(Input data)

____

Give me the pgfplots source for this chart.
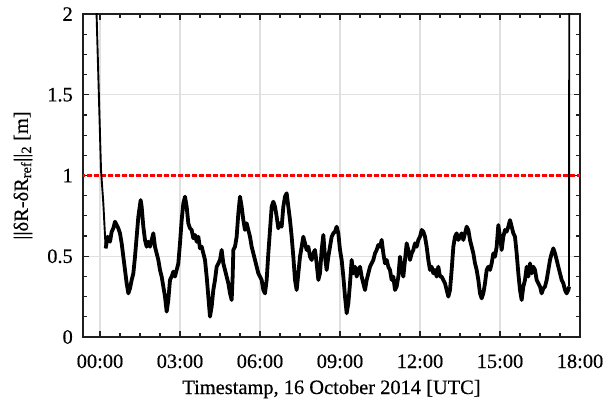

____

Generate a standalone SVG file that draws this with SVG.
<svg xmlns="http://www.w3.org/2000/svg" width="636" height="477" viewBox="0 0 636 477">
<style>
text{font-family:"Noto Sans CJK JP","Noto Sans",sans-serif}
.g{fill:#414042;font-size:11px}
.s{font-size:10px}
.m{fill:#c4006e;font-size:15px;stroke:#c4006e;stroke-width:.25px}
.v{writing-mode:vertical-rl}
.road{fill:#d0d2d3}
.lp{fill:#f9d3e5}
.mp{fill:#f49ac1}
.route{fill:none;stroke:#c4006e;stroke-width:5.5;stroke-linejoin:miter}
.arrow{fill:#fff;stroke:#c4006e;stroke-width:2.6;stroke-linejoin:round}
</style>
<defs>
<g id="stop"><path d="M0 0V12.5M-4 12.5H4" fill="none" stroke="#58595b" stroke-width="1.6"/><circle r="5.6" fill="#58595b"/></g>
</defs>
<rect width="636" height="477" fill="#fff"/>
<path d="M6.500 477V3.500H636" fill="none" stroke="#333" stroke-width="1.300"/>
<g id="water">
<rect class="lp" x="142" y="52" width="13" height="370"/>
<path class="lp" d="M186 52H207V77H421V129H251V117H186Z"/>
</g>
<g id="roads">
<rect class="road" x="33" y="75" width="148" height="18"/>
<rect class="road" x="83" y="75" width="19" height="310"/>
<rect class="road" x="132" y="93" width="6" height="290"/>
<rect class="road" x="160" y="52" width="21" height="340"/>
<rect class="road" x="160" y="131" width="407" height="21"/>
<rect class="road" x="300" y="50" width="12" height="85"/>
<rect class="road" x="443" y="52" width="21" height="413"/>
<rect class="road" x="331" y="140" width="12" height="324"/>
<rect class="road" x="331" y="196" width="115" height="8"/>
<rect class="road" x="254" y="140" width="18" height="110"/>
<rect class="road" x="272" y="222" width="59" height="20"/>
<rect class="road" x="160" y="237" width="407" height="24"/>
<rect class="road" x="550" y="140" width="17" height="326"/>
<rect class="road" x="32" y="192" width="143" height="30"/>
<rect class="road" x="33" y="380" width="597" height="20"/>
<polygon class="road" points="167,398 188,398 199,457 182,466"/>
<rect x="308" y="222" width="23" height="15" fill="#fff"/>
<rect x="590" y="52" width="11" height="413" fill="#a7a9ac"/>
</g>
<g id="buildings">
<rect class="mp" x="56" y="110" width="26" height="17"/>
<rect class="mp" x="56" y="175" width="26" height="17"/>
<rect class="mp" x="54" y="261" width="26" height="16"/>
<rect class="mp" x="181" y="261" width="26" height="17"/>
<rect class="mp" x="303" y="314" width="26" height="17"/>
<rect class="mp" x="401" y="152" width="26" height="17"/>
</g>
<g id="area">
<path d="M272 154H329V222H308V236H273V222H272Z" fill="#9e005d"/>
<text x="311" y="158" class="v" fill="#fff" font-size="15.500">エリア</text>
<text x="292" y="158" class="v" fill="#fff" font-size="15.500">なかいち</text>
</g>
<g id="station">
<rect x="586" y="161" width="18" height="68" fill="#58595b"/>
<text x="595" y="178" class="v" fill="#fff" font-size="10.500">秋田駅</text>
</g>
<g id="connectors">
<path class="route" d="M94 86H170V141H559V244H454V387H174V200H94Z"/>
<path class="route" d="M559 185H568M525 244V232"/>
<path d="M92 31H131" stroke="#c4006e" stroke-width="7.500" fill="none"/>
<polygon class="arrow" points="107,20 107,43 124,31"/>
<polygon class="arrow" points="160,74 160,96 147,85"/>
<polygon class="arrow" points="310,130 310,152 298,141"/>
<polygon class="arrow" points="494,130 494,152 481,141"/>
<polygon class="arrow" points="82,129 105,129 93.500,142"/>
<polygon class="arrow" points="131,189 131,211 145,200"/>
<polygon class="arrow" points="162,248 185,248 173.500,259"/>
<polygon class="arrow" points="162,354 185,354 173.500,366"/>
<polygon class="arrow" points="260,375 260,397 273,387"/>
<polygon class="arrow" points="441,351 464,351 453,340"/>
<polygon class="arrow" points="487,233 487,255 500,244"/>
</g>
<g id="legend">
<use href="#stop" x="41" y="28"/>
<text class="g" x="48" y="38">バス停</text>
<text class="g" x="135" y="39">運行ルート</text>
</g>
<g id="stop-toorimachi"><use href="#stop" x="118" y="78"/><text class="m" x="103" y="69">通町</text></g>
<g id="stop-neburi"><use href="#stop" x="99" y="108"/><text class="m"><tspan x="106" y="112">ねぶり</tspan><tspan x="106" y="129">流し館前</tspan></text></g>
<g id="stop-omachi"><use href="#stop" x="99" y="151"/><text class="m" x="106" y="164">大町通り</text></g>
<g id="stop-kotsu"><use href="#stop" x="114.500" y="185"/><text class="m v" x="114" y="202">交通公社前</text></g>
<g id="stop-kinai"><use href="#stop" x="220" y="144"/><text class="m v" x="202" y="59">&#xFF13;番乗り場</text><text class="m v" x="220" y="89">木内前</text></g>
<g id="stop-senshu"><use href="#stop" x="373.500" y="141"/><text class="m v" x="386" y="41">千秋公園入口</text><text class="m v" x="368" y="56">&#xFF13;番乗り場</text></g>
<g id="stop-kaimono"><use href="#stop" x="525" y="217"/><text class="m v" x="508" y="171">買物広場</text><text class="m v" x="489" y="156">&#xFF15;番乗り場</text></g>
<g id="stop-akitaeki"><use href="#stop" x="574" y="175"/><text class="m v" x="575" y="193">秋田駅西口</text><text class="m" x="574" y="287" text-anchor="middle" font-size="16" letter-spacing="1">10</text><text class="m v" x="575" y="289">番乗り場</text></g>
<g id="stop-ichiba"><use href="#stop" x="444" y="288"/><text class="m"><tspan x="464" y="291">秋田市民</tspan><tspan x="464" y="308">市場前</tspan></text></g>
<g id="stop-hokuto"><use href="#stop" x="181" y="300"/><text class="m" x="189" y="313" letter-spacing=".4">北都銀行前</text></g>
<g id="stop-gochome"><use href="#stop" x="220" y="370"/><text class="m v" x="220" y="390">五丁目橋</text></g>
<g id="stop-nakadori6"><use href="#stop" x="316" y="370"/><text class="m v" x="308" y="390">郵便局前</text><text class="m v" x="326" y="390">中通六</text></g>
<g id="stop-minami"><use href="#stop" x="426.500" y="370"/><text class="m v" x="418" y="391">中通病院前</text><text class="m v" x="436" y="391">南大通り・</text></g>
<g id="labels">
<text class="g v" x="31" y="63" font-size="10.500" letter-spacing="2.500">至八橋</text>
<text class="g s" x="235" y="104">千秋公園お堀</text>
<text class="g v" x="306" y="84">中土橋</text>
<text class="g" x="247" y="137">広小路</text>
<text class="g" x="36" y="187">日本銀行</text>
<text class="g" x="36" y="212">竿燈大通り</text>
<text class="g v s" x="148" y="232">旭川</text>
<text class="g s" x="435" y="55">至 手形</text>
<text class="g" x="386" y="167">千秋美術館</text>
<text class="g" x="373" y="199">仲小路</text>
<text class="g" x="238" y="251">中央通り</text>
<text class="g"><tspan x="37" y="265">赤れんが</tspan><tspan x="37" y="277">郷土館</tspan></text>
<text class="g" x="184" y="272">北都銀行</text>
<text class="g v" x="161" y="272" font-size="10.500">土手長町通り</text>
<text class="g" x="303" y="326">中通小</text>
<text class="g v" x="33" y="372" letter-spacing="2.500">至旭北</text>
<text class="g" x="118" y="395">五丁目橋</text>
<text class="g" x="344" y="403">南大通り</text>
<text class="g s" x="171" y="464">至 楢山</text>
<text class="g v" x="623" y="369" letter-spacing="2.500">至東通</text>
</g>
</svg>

____

(The task) Search the records for the word "this" and copy every line where it occurs.

(Written response)
Give me the pgfplots source for this chart.
Generate a standalone SVG file that draws this with SVG.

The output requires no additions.